▶ _THE TASK_
Quote the data exactly, first line to the line containing "true, false, false];", with no pictures.

▶ _RECORDED INFORMATION_

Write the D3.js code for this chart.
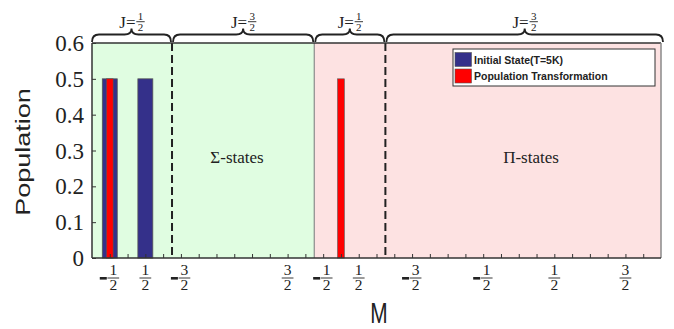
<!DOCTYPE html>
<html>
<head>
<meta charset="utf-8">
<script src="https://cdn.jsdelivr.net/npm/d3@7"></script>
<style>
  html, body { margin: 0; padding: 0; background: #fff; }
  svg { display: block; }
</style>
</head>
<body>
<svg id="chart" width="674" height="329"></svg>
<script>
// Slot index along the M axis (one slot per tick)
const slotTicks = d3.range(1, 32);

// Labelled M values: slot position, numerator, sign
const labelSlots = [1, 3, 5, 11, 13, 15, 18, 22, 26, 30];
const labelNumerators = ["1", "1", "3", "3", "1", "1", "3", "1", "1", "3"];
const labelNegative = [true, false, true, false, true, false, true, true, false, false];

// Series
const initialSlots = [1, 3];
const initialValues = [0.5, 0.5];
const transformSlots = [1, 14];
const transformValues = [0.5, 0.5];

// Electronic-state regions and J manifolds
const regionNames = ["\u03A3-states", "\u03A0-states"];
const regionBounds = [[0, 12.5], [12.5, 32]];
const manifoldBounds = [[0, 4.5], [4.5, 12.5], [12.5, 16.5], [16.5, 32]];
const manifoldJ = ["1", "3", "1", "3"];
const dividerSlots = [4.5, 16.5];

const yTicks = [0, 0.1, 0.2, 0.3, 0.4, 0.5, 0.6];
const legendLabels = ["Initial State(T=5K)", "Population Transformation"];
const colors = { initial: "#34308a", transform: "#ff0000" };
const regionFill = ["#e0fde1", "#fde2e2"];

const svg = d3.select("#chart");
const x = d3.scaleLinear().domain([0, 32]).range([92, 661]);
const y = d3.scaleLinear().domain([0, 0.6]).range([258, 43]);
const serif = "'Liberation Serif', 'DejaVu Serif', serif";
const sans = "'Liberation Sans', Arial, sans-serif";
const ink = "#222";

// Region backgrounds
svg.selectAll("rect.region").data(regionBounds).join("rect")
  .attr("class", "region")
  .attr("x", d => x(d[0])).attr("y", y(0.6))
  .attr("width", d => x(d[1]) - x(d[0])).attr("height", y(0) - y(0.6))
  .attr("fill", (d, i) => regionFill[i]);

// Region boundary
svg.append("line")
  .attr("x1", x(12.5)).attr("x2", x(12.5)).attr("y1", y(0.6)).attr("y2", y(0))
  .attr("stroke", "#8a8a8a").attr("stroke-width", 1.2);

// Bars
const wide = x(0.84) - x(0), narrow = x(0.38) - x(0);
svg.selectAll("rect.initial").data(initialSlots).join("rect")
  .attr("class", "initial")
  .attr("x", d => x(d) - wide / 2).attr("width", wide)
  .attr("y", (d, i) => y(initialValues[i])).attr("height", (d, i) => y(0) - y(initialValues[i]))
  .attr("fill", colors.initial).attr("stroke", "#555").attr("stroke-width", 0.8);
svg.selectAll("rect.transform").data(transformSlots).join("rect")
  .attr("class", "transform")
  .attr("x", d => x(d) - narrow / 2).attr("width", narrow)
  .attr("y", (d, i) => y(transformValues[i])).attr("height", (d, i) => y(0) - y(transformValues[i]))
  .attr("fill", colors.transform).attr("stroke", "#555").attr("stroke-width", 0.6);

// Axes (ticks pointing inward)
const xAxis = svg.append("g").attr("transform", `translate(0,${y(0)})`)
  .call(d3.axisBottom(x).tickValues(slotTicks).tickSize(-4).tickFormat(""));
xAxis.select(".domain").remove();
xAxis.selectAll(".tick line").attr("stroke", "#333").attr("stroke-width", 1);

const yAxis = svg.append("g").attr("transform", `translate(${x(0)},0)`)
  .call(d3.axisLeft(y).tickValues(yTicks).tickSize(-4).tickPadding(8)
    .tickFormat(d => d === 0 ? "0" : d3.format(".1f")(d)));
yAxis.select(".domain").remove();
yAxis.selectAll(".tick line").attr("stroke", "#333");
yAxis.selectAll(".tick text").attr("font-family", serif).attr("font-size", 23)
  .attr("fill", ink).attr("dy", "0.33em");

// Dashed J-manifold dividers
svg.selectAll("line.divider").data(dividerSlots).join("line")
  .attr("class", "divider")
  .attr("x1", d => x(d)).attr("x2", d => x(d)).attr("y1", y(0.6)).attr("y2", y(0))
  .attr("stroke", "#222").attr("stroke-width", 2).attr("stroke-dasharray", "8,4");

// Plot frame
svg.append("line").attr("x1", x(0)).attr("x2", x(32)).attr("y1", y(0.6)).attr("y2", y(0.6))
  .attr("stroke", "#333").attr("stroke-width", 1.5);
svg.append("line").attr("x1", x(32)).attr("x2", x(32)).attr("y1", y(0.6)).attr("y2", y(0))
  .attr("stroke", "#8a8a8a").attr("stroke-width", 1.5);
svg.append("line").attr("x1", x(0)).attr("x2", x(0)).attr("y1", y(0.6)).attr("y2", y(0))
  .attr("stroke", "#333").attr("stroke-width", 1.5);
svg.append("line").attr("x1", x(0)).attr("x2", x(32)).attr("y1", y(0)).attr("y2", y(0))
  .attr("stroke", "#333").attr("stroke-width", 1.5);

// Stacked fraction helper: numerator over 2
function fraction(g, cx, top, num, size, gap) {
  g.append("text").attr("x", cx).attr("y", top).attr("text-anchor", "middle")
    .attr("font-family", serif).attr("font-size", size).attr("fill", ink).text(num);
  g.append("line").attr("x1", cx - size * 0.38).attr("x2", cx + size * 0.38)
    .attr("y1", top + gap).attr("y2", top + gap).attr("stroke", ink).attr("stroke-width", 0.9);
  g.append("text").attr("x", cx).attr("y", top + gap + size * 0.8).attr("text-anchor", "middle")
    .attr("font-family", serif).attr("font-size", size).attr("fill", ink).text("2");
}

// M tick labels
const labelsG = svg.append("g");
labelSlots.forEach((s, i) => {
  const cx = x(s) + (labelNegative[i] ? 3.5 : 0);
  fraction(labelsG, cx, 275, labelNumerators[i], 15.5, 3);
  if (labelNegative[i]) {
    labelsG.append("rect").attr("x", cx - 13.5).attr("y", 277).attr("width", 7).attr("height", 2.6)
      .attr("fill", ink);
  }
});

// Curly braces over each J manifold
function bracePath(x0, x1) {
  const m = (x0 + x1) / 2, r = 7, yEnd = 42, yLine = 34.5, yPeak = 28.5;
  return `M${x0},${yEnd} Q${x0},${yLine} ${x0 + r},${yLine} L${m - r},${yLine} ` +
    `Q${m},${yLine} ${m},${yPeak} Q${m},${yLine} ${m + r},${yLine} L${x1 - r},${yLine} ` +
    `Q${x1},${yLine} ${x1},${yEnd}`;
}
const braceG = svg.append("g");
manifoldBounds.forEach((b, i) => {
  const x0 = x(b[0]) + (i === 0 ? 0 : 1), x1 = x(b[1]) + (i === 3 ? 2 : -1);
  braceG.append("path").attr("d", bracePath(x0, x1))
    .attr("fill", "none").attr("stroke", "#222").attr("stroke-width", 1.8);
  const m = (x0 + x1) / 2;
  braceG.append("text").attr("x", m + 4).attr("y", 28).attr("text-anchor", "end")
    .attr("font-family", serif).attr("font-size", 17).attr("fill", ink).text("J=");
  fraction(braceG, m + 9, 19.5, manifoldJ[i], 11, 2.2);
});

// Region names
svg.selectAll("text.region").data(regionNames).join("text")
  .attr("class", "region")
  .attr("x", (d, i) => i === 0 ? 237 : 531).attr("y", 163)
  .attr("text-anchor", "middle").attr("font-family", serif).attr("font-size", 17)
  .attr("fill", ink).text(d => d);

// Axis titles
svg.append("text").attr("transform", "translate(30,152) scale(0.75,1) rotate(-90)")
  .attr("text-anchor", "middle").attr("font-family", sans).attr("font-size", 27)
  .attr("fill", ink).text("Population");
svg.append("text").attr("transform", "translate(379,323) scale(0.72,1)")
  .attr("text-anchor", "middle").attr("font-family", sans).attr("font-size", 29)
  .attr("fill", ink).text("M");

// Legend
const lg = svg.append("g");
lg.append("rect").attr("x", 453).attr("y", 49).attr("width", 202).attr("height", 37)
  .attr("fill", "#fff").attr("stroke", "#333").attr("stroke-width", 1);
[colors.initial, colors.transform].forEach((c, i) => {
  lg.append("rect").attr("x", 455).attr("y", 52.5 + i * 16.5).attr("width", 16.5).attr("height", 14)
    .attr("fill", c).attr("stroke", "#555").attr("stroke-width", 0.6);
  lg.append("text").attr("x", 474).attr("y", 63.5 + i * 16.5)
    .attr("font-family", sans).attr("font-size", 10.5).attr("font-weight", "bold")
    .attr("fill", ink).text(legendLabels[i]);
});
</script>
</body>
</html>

▶ _SOLUTION FOR THIS TASK_
Write the D3.js code for this chart.
<!DOCTYPE html>
<html>
<head>
<meta charset="utf-8">
<script src="https://cdn.jsdelivr.net/npm/d3@7"></script>
<style>
  html, body { margin: 0; padding: 0; background: #fff; }
  svg { display: block; }
</style>
</head>
<body>
<svg id="chart" width="674" height="329"></svg>
<script>
// Slot index along the M axis (one slot per tick)
const slotTicks = d3.range(1, 32);

// Labelled M values: slot position, numerator, sign
const labelSlots = [1, 3, 5, 11, 13, 15, 18, 22, 26, 30];
const labelNumerators = ["1", "1", "3", "3", "1", "1", "3", "1", "1", "3"];
const labelNegative = [true, false, true, false, true, false, true, true, false, false];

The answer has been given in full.